Recover demaged MS-Word file
Recently I was asked to try to repair Word file, when you open it you receive the the following message:
The name in the end tag of the element must match the element type in the start tag”
The file was loaded with mathematical formulas, and attempt to restore it or put in earlier versions failed. So how do you start?
Starting from a version 2007, Microsoft has adopted an agreed format for Word documents, Excel and Power Point, called Open XML Format. In fact, every Word file built from a collection of xml files, and all together contracted by zip, plus a “docx” extension. Suppose we have a file named MyDoc.docx, by changing the name to MyDoc.docx.zip, we can Extract with simple zip software, and receive a folder with all the xml files. To bring it back to a word file, simply compress back, and download the zip file name extension.
Step 1: Extracting to XML Files
First we’ll copy the corrupted file, in order not to hurt him more than he has been hurt. For example, let’s call him ErrorFile.docx. We will add the .zip extension. to the file name, and double clicking on it will open the actual extracted files.
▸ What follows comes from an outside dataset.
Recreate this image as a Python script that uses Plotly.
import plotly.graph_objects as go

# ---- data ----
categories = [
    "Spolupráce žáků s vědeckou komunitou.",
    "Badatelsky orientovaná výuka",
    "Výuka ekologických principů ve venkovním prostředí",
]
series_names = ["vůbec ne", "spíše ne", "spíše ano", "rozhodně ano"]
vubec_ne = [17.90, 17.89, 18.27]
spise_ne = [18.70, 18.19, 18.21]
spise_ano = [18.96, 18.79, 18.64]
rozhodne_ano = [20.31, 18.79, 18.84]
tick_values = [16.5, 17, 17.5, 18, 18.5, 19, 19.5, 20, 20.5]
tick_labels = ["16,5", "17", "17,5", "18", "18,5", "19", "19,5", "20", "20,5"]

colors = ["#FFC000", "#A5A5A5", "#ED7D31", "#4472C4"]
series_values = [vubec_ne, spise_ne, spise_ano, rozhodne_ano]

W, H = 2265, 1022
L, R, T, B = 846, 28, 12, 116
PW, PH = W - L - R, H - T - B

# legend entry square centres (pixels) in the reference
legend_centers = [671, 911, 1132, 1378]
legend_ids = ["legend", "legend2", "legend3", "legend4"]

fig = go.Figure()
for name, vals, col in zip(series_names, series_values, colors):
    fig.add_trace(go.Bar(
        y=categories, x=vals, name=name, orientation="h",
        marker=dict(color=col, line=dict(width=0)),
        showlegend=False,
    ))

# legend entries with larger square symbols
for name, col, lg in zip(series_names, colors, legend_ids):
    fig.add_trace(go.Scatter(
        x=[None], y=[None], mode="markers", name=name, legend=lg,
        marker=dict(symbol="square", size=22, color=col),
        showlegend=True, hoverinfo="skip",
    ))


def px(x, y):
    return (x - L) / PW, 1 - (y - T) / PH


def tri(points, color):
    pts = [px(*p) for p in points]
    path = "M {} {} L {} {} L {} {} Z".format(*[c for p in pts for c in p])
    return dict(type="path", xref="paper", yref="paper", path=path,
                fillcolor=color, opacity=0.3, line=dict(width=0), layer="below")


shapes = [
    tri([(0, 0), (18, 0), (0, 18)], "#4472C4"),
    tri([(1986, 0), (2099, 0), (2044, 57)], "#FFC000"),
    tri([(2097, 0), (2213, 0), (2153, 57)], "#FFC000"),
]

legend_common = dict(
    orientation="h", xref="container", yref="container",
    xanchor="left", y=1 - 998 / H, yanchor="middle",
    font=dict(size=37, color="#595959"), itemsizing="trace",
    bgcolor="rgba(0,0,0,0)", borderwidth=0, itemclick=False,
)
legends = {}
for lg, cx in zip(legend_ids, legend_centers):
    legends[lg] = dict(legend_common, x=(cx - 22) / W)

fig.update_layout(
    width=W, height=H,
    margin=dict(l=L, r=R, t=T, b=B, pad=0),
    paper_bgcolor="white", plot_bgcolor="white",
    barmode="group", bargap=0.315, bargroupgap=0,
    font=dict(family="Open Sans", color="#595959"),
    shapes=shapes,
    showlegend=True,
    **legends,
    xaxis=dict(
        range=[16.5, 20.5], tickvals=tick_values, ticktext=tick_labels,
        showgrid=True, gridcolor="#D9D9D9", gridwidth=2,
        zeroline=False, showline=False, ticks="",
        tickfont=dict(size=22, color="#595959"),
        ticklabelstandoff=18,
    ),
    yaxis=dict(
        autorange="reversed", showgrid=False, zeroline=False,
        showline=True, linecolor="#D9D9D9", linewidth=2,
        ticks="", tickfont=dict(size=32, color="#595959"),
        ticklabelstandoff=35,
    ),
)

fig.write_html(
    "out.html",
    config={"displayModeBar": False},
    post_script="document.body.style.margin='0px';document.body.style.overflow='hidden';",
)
At this point we can see the structure of the xml.
Step 2: Finding the damaged line
Pay attention to the error message we got- the last line refers us to word/document.xml, line 2, column 93,496. Unfortunately, Word does not really handle the layout of the xml file, so most of the file is in one line, and that’s why we got this number - 93,496. The Document.xml file, is the file that manage all the structure of the Word document, and is actually the main file of any word document. In order to work on it properly, we’ll copy it to another library.
To find the specific error in the file, please refer to the exact column that appears in the error description, and find why the file is invalid in this area. In practice, since we are dealing with large files, we might have to scan quite a lot of lines before we can understand where is the mistake. To minimize this time, you can simply open a new xml file on VisualStudio 2010 and paste the file into the design surface, and it will be done automatically. Changing the file lines cause the line number in the error message to be irrelevant for us, but do not worry - Notice the red dots on the ScrollBar, they indicate the location of the error.
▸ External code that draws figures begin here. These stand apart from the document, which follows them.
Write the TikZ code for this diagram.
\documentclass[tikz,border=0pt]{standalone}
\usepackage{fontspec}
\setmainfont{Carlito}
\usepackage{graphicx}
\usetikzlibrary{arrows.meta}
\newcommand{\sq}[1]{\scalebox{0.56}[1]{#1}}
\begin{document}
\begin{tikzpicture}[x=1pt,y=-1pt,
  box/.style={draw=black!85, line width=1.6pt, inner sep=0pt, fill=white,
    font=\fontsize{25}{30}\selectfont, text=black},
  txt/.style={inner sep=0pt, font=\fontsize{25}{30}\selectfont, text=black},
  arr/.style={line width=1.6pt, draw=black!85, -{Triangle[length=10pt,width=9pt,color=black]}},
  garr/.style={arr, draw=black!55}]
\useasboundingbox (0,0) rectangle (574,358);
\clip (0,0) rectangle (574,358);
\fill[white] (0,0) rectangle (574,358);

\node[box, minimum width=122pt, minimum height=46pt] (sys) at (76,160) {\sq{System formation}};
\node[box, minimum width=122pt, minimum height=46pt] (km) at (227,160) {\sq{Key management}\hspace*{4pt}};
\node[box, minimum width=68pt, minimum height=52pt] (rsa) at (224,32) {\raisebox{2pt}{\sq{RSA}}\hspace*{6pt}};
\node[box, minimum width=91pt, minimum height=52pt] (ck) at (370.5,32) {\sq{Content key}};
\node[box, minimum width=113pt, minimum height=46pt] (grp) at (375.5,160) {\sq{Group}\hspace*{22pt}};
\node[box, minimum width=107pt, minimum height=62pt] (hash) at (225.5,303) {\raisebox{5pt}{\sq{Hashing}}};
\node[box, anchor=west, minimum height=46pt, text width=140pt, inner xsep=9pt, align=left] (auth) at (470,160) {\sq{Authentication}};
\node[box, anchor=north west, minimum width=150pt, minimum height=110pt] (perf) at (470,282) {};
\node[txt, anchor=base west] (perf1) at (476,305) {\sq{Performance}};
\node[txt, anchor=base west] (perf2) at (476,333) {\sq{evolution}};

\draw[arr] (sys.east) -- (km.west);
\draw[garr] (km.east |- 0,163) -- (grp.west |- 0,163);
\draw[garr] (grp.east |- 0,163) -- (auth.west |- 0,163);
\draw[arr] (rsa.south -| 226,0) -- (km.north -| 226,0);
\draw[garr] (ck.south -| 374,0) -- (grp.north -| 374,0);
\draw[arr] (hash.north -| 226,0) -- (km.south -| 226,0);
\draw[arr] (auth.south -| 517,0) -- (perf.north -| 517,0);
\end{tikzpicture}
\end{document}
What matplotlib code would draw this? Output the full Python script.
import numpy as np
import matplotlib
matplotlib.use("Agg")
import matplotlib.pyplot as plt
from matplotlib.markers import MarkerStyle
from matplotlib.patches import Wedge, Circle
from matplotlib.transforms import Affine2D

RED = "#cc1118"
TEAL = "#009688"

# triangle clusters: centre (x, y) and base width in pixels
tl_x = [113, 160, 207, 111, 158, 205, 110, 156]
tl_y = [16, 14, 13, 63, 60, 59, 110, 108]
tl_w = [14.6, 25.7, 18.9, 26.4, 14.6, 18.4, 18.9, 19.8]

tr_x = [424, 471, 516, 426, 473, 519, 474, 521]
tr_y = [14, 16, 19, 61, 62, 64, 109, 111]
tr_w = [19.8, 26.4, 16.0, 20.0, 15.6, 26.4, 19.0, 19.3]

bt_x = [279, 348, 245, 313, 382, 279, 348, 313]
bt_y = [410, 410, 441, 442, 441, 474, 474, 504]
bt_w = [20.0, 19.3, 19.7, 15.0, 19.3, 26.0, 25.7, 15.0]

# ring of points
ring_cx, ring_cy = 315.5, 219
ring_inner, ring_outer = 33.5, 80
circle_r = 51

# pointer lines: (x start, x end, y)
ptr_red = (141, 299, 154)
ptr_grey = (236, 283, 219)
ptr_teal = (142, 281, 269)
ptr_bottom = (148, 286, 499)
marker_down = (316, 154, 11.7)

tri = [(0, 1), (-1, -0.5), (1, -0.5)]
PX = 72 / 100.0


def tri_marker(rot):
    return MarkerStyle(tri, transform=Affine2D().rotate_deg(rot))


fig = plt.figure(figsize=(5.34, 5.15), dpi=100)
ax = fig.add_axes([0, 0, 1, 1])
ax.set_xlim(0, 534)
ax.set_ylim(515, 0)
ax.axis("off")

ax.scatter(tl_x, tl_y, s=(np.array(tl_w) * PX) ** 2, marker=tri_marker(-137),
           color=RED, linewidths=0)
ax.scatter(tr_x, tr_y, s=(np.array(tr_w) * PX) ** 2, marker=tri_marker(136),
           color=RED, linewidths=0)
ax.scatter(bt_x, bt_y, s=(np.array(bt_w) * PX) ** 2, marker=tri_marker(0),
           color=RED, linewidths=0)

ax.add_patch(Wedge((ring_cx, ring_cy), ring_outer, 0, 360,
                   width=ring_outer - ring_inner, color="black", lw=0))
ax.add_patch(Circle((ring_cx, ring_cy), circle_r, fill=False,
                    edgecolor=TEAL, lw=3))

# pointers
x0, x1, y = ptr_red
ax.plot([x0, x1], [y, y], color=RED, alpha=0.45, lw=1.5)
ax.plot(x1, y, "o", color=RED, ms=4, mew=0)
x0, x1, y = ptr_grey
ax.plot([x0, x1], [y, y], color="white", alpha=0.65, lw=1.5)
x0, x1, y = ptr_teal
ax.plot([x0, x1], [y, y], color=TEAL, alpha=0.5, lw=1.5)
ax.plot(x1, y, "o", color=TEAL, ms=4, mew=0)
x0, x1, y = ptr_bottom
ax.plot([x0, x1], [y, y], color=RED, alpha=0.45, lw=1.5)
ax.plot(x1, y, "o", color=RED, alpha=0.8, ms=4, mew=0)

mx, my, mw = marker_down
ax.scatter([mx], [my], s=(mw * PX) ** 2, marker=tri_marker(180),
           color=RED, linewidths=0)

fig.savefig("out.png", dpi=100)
A quick check by collapsing unnecessary elements resulted the following picture,that explains it all:
A sequence of elements that arranged not in the correct order - the opening element for <AlternateContent> is before <oMath>, but also its closing element. The <Choice> element’s location is not so clear.
Step 3: The solution
In order to find the right ratio of those elements for those who unfamiliar with this format, you should look for the rest of the file - how to do it right. You can find many places whereAlternateContent wraps Choice, and all that’s left is to change the location of oMath.
Step 4: Running the new file
After fixing the file - document.xml, keep it and replace it with the original document.xml file, found under the ErrorFile.docx.zip we opened. No need to compress (and vice versa, compress by zip software usually will not work). Just return to the parent directory, remove the zip extension, and open the file properly.
Next time, Please, create versions .